### Task data ###
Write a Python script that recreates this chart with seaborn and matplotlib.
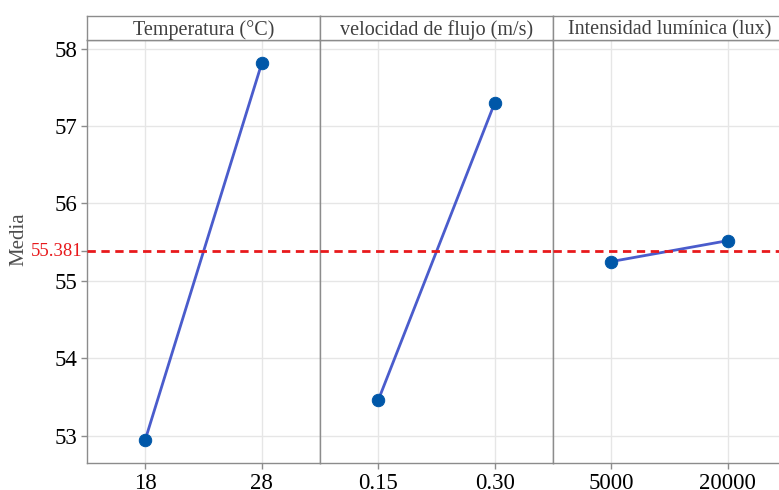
import matplotlib
matplotlib.use("Agg")
import matplotlib.pyplot as plt
import matplotlib.transforms as mtransforms
import seaborn as sns
import pandas as pd

factors = ["Temperatura (°C)", "velocidad de flujo (m/s)", "Intensidad lumínica (lux)"]
levels = [["18", "28"], ["0.15", "0.30"], ["5000", "20000"]]
means = [[52.95, 57.81], [53.46, 57.30], [55.25, 55.52]]
grand_mean = 55.381
y_ticks = [53, 54, 55, 56, 57, 58]

sns.set_theme(style="white")
plt.rcParams["font.family"] = ["Liberation Serif", "DejaVu Serif"]

fig = plt.figure(figsize=(7.79, 4.9), dpi=100)
left, width = 87 / 779, 233 / 779
bottom, height = 1 - 463 / 490, (463 - 40) / 490
strip_h = 24 / 490

line_col = "#4a5ccc"
pt_col = "#0057a8"
red = "#e8191c"
grid_col = "#e6e6e6"
frame_col = "#8c8c8c"

axes = []
for i, (fac, lv, mv) in enumerate(zip(factors, levels, means)):
    ax = fig.add_axes([left + i * width, bottom, width, height])
    axes.append(ax)
    df = pd.DataFrame({"nivel": lv, "media": mv})
    ax.set_axisbelow(True)
    sns.lineplot(data=df, x="nivel", y="media", ax=ax, color=line_col,
                 linewidth=2, sort=False, zorder=3)
    sns.scatterplot(data=df, x="nivel", y="media", ax=ax, color=pt_col,
                    s=80, edgecolor=pt_col, zorder=4)
    ax.axhline(grand_mean, color=red, linestyle=(0, (3, 2)), linewidth=2, zorder=5)
    ax.set_xlim(-0.5, 1.5)
    ax.set_ylim(52.65, 58.11)
    ax.set_yticks(y_ticks + [grand_mean])
    ax.set_yticklabels([str(t) for t in y_ticks] + [""])
    ax.grid(True, color=grid_col, linewidth=1)
    ax.yaxis.get_gridlines()[-1].set_visible(False)
    ax.set_xlabel("")
    ax.set_ylabel("")
    for s in ax.spines.values():
        s.set_color(frame_col)
        s.set_linewidth(1)
    ax.tick_params(axis="x", labelsize=16.5, colors=frame_col, labelcolor="black",
                   length=4, width=1, bottom=True, pad=3)
    ax.tick_params(axis="y", labelsize=16.5, colors=frame_col, labelcolor="black",
                   length=4, width=1, left=(i == 0), labelleft=(i == 0), pad=3)
    # strip
    sax = fig.add_axes([left + i * width, bottom + height, width, strip_h])
    sax.set_xticks([])
    sax.set_yticks([])
    for s in sax.spines.values():
        s.set_color(frame_col)
        s.set_linewidth(1)
    sax.set_facecolor("white")
    sax.text(0.5, 0.42, fac, ha="center", va="center", fontsize=14.5, color="#404040",
             transform=sax.transAxes)

ax0 = axes[0]
ax0.yaxis.get_major_ticks()[-1].tick1line.set_color(red)
trans = mtransforms.blended_transform_factory(ax0.transAxes, ax0.transData)
ax0.text(-0.021, grand_mean, f"{grand_mean:.3f}", color=red, fontsize=13.5,
         ha="right", va="center", transform=trans)

fig.text(19 / 779, 1 - 239 / 490, "Media", rotation=90, ha="center", va="center",
         fontsize=15, color="#4d4d4d")

fig.savefig("out.png", dpi=100)
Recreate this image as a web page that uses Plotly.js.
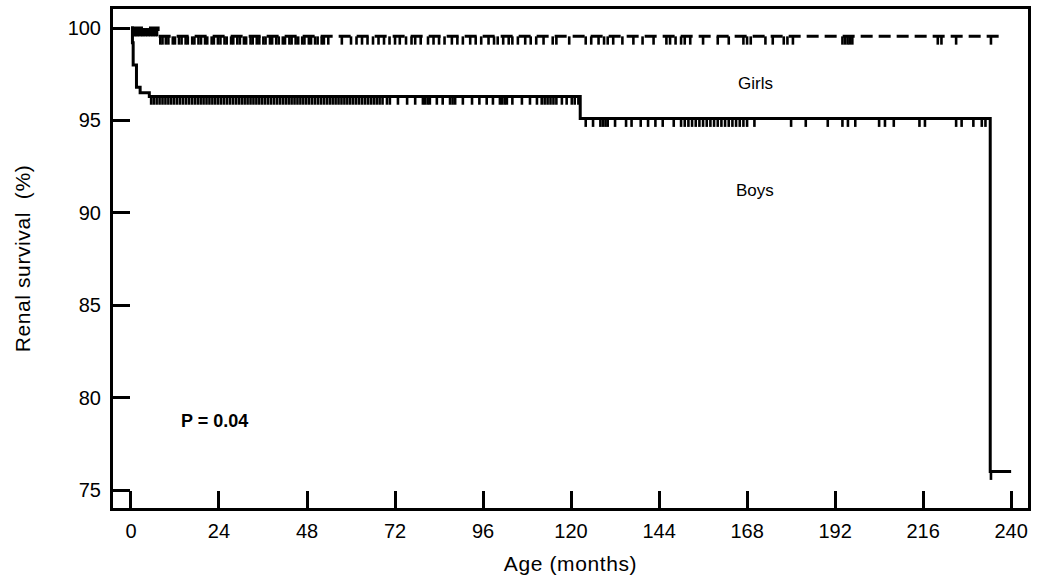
<!DOCTYPE html>
<html>
<head>
<meta charset="utf-8">
<script src="https://cdn.plot.ly/plotly-3.0.1.min.js"></script>
<style>html,body{margin:0;padding:0;background:#fff;}#chart{width:1037px;height:586px;}
.xtitle,.ytitle{letter-spacing:0.6px;}</style>
</head>
<body>
<div id="chart"></div>
<script>
// Kaplan-Meier step data (months, survival %)
const girlsTimes = [0, 7.4, 238];
const girlsSurv  = [100, 99.55, 99.55];
const boysTimes  = [0, 0.4, 0.6, 1.5, 2.5, 5.0, 122.5, 234.3, 240];
const boysSurv   = [100, 99.2, 98.0, 96.8, 96.5, 96.3, 95.1, 76.0, 76.0];

// Censoring times (months)
const girlsCensored = [0.6, 1.0, 1.4, 1.8, 2.2, 2.7, 3.1, 3.5, 4.0, 4.4, 4.9, 5.3, 5.8, 6.2, 6.7, 7.1,
  8, 8.6, 9.5, 10.2, 11.4, 12, 13.1, 13.8, 14.9, 15.5, 16.7, 17.3, 18.4, 19.1, 20.2, 20.8, 22, 22.6,
  23.7, 24.4, 25.5, 26.1, 27.3, 27.9, 29, 29.7, 30.8, 31.4, 32.6, 33.2, 34.3, 35, 36.1, 36.7, 37.9,
  38.5, 39.6, 40.3, 41.4, 42, 43.2, 43.8, 44.9, 45.6, 46.7, 47.3, 48.5, 49.1, 50.2, 50.9, 52, 52.6, 53.8,
  57.5, 60, 61.5, 63, 64.5, 66, 67.5, 69, 70.5, 72, 73.3, 75, 76.5, 77.5, 79, 81, 82.5, 84, 85.5, 87.5,
  89, 90.5, 92.5, 94, 95.5, 97.5, 99, 100, 101.5, 103, 104, 105.5, 107.5, 109, 110.5, 112.5, 115, 116,
  119.5, 124, 125.5, 127.5, 129, 130, 131.5, 134, 137, 139.5, 142.5, 146, 147, 148.5, 150, 151, 152.5,
  156, 160, 163, 167, 168, 169, 173, 175, 178, 179, 180.5, 194, 194.7, 195.4, 196, 196.7, 220, 221, 225, 234.5];
const boysCensored = [5.5, 6.2, 7, 7.8, 8.6, 9.4, 10.2, 11, 11.8, 12.6, 13.4, 14.2, 15, 15.8, 16.6,
  17.4, 18.2, 19, 19.8, 20.6, 21.4, 22.2, 23, 23.8, 24.6, 25.4, 26.2, 27, 27.8, 28.6, 29.4, 30.2,
  31, 31.8, 32.6, 33.4, 34.2, 35, 35.8, 36.6, 37.4, 38.2, 39, 39.8, 40.6, 41.4, 42.2, 43, 43.8,
  44.6, 45.4, 46.2, 47, 47.8, 48.6, 49.4, 50.2, 51, 51.8, 52.6, 53.4, 54.2, 55, 55.8, 56.6, 57.4,
  58.2, 59, 59.8, 60.6, 61.4, 62.2, 63, 63.8, 64.6, 65.4, 66.2, 67, 67.8, 68.6,
  69.8, 70.6, 72.8, 75.3, 77.5, 79.6, 80.2, 80.9, 81.5, 83.4, 85, 87,
  87.7, 88.4, 90.5, 93, 95, 97, 98.7, 100.6, 101.2, 101.9, 102.5, 104, 106.6, 108.8, 110.7, 112, 112.8,
  113.6, 114.4, 115.2, 116, 117.5, 118.8, 120.2, 121, 122,
  124, 126, 128, 128.7, 129.4, 130, 132, 135, 136.5, 139, 141, 143, 145, 148, 150, 151, 152, 153, 154,
  155, 156, 157, 158, 159, 160, 161, 162, 163, 164, 165, 166, 167, 168, 170, 180, 184, 190, 194, 195.5,
  197.5, 204, 205.6, 208, 215, 216.5, 225, 226.5, 229.7, 232, 233, 234.5];

const xTicks = [0, 24, 48, 72, 96, 120, 144, 168, 192, 216, 240];
const yTicks = [75, 80, 85, 90, 95, 100];

function stepAt(times, surv, t) {
  let v = surv[0];
  for (let i = 0; i < times.length; i++) { if (times[i] <= t) v = surv[i]; }
  return v;
}

const TICKLEN = 0.45; // censor tick length (data units, downward)
function censorTrace(times, surv, cens) {
  const ys = cens.map(t => stepAt(times, surv, t));
  return {
    x: cens, y: ys, type: 'scatter', mode: 'markers',
    marker: {size: 0.1, color: 'rgba(0,0,0,0)'},
    error_y: {type: 'data', symmetric: false, array: cens.map(() => 0),
              arrayminus: cens.map(() => TICKLEN), width: 0, thickness: 2.6, color: '#000'},
    hoverinfo: 'skip', showlegend: false, cliponaxis: false
  };
}

const font = 'Arial, "Liberation Sans", Helvetica, sans-serif';
const data = [
  {x: boysTimes, y: boysSurv, type: 'scatter', mode: 'lines', line: {shape: 'hv', color: '#000', width: 3}, showlegend: false},
  {x: girlsTimes, y: girlsSurv, type: 'scatter', mode: 'lines', line: {shape: 'hv', color: '#000', width: 3, dash: '12px,6px'}, showlegend: false},
  censorTrace(boysTimes, boysSurv, boysCensored),
  censorTrace(girlsTimes, girlsSurv, girlsCensored)
];

const layout = {
  width: 1037, height: 586,
  margin: {l: 113, r: 9, t: 9, b: 78},
  paper_bgcolor: '#fff', plot_bgcolor: '#fff',
  font: {family: font, color: '#000', size: 20},
  showlegend: false,
  xaxis: {
    range: [-4.9, 244.6], tickvals: xTicks, ticktext: xTicks.map(String),
    ticks: 'inside', ticklen: 17, tickwidth: 3, tickcolor: '#000',
    showline: true, linewidth: 3, linecolor: '#000', mirror: true,
    showgrid: false, zeroline: false, ticklabelstandoff: 3,
    tickfont: {size: 20},
    title: {text: 'Age (months)', font: {size: 21}, standoff: 16}
  },
  yaxis: {
    range: [74.03, 101.03], tickvals: yTicks, ticktext: yTicks.map(String),
    ticks: 'inside', ticklen: 17, tickwidth: 3, tickcolor: '#000',
    showline: true, linewidth: 3, linecolor: '#000', mirror: true,
    showgrid: false, zeroline: false, ticklabelstandoff: 5,
    tickfont: {size: 20},
    title: {text: 'Renal survival&nbsp;&nbsp;(%)', font: {size: 21}, standoff: 32}
  },
  annotations: [
    {x: 170.2, y: 96.98, xref: 'x', yref: 'y', text: 'Girls', showarrow: false, font: {size: 17}},
    {x: 170.2, y: 91.2, xref: 'x', yref: 'y', text: 'Boys', showarrow: false, font: {size: 17}},
    {x: 22.9, y: 78.73, xref: 'x', yref: 'y', text: '<b>P = 0.04</b>', showarrow: false, font: {size: 18}}
  ]
};

Plotly.newPlot('chart', data, layout, {displayModeBar: false, staticPlot: true});
</script>
</body>
</html>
###
Instructions to follow: Find the string "seaborn" in the listing and return every line that holds it.

Completed exercise:
Write a Python script that recreates this chart with seaborn and matplotlib.
import seaborn as sns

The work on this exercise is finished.